• _EXERCISE_
Using the data below, output the first line and every line after it up to and including the line containing "let setpointTime = [0, 10]", exactly as written and with nothing added.

• _DATA EXTRACT_
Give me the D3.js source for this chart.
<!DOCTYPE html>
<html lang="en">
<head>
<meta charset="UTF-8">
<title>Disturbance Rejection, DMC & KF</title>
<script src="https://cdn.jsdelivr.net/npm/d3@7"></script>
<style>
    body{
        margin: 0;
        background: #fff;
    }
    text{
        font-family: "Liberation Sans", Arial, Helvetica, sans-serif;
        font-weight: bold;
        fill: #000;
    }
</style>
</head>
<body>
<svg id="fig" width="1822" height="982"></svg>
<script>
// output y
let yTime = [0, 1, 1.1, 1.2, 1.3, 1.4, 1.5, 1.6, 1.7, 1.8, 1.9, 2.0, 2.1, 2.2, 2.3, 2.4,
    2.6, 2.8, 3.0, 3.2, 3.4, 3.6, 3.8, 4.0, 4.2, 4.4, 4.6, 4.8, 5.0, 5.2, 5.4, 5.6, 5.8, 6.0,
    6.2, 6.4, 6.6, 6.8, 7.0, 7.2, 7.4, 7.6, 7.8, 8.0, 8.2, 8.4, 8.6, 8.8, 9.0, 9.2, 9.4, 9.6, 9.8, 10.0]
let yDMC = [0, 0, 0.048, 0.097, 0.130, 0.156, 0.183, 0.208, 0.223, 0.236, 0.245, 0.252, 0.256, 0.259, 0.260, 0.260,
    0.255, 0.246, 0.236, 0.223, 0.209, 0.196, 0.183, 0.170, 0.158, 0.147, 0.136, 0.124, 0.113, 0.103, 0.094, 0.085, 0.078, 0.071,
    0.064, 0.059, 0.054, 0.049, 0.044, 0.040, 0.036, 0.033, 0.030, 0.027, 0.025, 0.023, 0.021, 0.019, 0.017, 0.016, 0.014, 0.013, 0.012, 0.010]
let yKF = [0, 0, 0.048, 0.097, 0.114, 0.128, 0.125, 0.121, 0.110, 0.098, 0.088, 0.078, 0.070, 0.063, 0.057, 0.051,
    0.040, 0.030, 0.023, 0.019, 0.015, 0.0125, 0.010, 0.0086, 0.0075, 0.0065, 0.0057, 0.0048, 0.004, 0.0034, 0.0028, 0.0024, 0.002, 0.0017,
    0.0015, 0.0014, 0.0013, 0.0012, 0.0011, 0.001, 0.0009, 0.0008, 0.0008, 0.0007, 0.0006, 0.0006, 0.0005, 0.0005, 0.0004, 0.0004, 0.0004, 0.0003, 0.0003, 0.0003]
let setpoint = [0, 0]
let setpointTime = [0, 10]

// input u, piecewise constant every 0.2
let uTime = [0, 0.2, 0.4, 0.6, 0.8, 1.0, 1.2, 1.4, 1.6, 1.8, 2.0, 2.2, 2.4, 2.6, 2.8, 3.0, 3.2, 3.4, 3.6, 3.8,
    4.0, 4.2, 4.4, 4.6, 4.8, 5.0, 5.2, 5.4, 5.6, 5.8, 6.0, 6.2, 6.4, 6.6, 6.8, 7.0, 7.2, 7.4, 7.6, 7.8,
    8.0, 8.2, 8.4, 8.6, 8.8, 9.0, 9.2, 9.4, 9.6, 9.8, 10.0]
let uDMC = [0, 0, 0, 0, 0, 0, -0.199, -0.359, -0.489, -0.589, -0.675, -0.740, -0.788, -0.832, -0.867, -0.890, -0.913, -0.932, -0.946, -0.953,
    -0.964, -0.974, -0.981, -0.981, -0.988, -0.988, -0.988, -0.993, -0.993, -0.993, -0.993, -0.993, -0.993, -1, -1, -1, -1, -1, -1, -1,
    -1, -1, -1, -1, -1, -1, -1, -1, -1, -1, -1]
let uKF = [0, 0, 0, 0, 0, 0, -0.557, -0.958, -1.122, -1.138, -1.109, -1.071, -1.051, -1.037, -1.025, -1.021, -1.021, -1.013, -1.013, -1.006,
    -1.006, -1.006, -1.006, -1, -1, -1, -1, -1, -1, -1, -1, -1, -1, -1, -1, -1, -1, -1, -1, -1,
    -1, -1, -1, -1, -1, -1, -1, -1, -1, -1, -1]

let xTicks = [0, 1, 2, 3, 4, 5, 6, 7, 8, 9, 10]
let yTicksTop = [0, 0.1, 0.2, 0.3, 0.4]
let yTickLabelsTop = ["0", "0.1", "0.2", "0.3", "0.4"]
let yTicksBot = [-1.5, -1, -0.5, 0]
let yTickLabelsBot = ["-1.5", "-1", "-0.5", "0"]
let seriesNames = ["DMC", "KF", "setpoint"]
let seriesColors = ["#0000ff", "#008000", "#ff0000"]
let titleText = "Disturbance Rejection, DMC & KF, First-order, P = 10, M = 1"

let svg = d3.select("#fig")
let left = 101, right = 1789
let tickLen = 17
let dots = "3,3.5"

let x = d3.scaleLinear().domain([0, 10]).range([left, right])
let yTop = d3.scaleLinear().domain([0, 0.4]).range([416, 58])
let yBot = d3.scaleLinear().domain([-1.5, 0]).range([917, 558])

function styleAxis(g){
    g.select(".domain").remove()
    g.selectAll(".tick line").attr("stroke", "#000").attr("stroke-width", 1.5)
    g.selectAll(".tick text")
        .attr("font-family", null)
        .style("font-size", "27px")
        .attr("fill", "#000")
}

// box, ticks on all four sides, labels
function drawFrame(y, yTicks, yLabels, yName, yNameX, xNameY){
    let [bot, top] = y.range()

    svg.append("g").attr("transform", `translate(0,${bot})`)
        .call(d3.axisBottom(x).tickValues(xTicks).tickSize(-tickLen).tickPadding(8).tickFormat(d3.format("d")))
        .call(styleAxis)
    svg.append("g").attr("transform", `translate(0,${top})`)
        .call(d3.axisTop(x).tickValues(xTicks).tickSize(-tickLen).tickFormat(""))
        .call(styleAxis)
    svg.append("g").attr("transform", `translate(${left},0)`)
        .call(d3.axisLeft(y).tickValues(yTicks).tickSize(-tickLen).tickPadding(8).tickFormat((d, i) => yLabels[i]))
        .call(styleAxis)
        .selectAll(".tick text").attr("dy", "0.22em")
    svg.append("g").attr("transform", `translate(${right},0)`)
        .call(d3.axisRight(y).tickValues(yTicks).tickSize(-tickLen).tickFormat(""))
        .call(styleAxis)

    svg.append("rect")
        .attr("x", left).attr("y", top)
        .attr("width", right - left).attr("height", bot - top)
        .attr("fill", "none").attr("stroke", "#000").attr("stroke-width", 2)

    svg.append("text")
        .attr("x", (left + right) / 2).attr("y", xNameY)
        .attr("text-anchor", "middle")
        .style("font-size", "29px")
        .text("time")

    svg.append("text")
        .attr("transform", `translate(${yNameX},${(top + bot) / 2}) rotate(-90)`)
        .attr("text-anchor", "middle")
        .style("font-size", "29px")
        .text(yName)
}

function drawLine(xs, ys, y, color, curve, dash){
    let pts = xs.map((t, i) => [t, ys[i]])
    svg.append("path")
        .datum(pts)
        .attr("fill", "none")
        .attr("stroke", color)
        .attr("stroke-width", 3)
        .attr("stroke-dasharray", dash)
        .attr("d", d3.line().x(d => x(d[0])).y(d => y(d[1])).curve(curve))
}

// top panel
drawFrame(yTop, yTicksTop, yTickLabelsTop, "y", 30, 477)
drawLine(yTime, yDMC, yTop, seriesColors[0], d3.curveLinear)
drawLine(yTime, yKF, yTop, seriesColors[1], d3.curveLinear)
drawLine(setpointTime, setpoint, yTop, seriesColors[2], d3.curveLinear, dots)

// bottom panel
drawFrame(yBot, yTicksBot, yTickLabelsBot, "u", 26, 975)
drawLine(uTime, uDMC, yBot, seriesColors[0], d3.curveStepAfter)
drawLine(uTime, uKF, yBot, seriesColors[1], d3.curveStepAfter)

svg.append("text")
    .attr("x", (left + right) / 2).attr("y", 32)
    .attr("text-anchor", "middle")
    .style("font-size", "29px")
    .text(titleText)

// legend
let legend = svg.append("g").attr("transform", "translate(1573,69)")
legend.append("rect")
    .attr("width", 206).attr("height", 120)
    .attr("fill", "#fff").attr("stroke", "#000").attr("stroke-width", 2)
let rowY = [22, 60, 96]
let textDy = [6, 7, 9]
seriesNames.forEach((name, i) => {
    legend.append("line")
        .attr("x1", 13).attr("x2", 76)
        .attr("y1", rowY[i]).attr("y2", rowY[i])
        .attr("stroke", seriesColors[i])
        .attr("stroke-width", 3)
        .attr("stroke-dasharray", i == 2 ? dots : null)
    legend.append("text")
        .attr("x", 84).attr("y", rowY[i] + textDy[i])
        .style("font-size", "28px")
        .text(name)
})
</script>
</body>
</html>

• _EXPECTED ANSWER_
Give me the D3.js source for this chart.
<!DOCTYPE html>
<html lang="en">
<head>
<meta charset="UTF-8">
<title>Disturbance Rejection, DMC & KF</title>
<script src="https://cdn.jsdelivr.net/npm/d3@7"></script>
<style>
    body{
        margin: 0;
        background: #fff;
    }
    text{
        font-family: "Liberation Sans", Arial, Helvetica, sans-serif;
        font-weight: bold;
        fill: #000;
    }
</style>
</head>
<body>
<svg id="fig" width="1822" height="982"></svg>
<script>
// output y
let yTime = [0, 1, 1.1, 1.2, 1.3, 1.4, 1.5, 1.6, 1.7, 1.8, 1.9, 2.0, 2.1, 2.2, 2.3, 2.4,
    2.6, 2.8, 3.0, 3.2, 3.4, 3.6, 3.8, 4.0, 4.2, 4.4, 4.6, 4.8, 5.0, 5.2, 5.4, 5.6, 5.8, 6.0,
    6.2, 6.4, 6.6, 6.8, 7.0, 7.2, 7.4, 7.6, 7.8, 8.0, 8.2, 8.4, 8.6, 8.8, 9.0, 9.2, 9.4, 9.6, 9.8, 10.0]
let yDMC = [0, 0, 0.048, 0.097, 0.130, 0.156, 0.183, 0.208, 0.223, 0.236, 0.245, 0.252, 0.256, 0.259, 0.260, 0.260,
    0.255, 0.246, 0.236, 0.223, 0.209, 0.196, 0.183, 0.170, 0.158, 0.147, 0.136, 0.124, 0.113, 0.103, 0.094, 0.085, 0.078, 0.071,
    0.064, 0.059, 0.054, 0.049, 0.044, 0.040, 0.036, 0.033, 0.030, 0.027, 0.025, 0.023, 0.021, 0.019, 0.017, 0.016, 0.014, 0.013, 0.012, 0.010]
let yKF = [0, 0, 0.048, 0.097, 0.114, 0.128, 0.125, 0.121, 0.110, 0.098, 0.088, 0.078, 0.070, 0.063, 0.057, 0.051,
    0.040, 0.030, 0.023, 0.019, 0.015, 0.0125, 0.010, 0.0086, 0.0075, 0.0065, 0.0057, 0.0048, 0.004, 0.0034, 0.0028, 0.0024, 0.002, 0.0017,
    0.0015, 0.0014, 0.0013, 0.0012, 0.0011, 0.001, 0.0009, 0.0008, 0.0008, 0.0007, 0.0006, 0.0006, 0.0005, 0.0005, 0.0004, 0.0004, 0.0004, 0.0003, 0.0003, 0.0003]
let setpoint = [0, 0]
let setpointTime = [0, 10]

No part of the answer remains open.